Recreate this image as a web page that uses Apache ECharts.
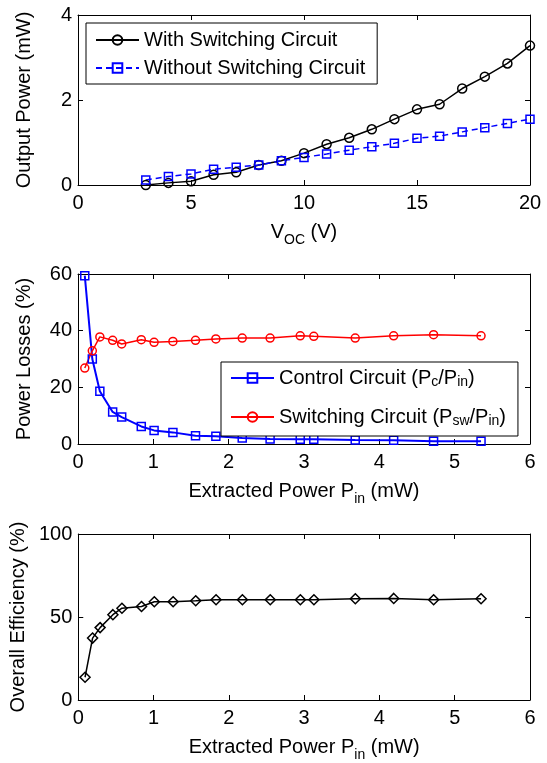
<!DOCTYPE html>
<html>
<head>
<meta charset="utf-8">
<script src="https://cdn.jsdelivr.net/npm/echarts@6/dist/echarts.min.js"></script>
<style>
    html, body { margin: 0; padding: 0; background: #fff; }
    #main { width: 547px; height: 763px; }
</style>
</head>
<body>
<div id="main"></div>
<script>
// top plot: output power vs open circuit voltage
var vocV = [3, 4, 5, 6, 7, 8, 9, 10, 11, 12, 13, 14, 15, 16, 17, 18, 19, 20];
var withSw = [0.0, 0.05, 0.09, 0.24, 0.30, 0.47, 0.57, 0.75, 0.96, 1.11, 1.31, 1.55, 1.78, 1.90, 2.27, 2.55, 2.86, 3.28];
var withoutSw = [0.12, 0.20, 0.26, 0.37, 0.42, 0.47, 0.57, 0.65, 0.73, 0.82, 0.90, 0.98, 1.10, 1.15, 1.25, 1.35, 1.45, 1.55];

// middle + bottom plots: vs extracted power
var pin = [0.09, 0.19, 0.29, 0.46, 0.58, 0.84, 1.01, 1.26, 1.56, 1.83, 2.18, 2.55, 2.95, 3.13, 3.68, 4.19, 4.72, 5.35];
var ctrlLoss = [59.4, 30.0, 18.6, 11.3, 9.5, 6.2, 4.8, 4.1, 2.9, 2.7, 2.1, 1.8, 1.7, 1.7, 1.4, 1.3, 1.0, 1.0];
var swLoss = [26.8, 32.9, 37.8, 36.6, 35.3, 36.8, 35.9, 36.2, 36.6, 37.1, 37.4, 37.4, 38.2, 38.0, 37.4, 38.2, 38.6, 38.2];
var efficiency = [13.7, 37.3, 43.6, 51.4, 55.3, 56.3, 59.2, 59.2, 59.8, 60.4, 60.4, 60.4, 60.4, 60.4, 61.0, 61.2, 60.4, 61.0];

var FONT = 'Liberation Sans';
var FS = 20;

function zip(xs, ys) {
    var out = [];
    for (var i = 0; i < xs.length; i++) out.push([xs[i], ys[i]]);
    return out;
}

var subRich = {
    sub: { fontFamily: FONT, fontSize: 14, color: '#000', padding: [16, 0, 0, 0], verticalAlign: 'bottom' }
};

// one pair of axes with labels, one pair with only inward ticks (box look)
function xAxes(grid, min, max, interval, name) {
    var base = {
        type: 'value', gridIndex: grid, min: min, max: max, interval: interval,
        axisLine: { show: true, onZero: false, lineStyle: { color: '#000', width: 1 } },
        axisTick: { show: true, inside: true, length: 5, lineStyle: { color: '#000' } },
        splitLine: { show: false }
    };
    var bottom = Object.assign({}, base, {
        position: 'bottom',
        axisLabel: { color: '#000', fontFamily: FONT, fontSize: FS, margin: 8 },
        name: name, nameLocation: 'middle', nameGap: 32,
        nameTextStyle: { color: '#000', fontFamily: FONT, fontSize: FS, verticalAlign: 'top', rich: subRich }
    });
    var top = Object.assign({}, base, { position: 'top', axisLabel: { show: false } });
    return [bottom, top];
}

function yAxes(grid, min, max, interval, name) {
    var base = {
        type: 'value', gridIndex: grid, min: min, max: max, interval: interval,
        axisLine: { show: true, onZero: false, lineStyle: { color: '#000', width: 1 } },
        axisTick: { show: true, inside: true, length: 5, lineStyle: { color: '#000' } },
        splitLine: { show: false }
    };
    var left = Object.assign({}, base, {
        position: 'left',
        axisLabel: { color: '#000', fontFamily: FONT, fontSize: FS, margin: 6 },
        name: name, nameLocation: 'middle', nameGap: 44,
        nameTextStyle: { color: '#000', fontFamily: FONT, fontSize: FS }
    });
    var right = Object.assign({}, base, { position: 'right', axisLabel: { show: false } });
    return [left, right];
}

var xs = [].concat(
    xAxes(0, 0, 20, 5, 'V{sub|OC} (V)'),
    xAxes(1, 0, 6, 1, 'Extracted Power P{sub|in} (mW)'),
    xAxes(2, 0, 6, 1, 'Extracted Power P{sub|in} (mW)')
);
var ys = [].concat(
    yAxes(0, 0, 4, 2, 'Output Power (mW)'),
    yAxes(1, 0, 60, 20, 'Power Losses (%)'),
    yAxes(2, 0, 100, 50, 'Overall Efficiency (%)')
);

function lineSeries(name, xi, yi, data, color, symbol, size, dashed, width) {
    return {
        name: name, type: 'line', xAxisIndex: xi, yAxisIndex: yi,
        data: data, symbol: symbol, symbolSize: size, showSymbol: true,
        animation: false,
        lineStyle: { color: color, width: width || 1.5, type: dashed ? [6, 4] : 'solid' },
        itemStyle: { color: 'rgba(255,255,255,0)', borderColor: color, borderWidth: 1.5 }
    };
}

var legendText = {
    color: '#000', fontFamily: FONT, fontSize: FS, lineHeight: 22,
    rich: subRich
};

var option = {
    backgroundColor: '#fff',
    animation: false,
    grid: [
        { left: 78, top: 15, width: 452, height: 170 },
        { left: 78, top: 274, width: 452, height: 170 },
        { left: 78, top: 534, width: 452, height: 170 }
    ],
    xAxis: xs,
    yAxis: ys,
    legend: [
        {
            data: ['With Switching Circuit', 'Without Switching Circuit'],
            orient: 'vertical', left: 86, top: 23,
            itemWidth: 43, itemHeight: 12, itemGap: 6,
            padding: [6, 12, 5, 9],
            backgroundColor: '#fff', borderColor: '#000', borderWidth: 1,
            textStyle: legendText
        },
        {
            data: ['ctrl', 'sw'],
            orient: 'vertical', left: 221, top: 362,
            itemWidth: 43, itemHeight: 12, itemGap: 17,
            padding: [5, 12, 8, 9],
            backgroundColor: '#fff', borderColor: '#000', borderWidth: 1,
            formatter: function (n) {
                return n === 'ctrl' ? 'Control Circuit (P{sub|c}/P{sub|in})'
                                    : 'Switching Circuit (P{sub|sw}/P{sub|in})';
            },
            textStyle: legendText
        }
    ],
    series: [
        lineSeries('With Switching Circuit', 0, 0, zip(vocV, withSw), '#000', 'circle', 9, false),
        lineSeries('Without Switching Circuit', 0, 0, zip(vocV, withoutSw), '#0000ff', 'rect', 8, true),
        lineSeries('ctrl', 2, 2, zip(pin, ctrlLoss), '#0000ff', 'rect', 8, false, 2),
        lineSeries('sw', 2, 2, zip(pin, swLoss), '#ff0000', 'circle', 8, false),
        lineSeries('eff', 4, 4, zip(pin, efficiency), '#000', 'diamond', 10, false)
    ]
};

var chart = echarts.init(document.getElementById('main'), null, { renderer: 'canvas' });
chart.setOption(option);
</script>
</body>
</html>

→ PROBLEM DESCRIPTION
Return only the lines from the start of the data through the line that contains "1.35, 1.45, 1.55];", please, copying them exactly and omitting all pictures.

→ ANSWER TO THIS TASK
Recreate this image as a web page that uses Apache ECharts.
<!DOCTYPE html>
<html>
<head>
<meta charset="utf-8">
<script src="https://cdn.jsdelivr.net/npm/echarts@6/dist/echarts.min.js"></script>
<style>
    html, body { margin: 0; padding: 0; background: #fff; }
    #main { width: 547px; height: 763px; }
</style>
</head>
<body>
<div id="main"></div>
<script>
// top plot: output power vs open circuit voltage
var vocV = [3, 4, 5, 6, 7, 8, 9, 10, 11, 12, 13, 14, 15, 16, 17, 18, 19, 20];
var withSw = [0.0, 0.05, 0.09, 0.24, 0.30, 0.47, 0.57, 0.75, 0.96, 1.11, 1.31, 1.55, 1.78, 1.90, 2.27, 2.55, 2.86, 3.28];
var withoutSw = [0.12, 0.20, 0.26, 0.37, 0.42, 0.47, 0.57, 0.65, 0.73, 0.82, 0.90, 0.98, 1.10, 1.15, 1.25, 1.35, 1.45, 1.55];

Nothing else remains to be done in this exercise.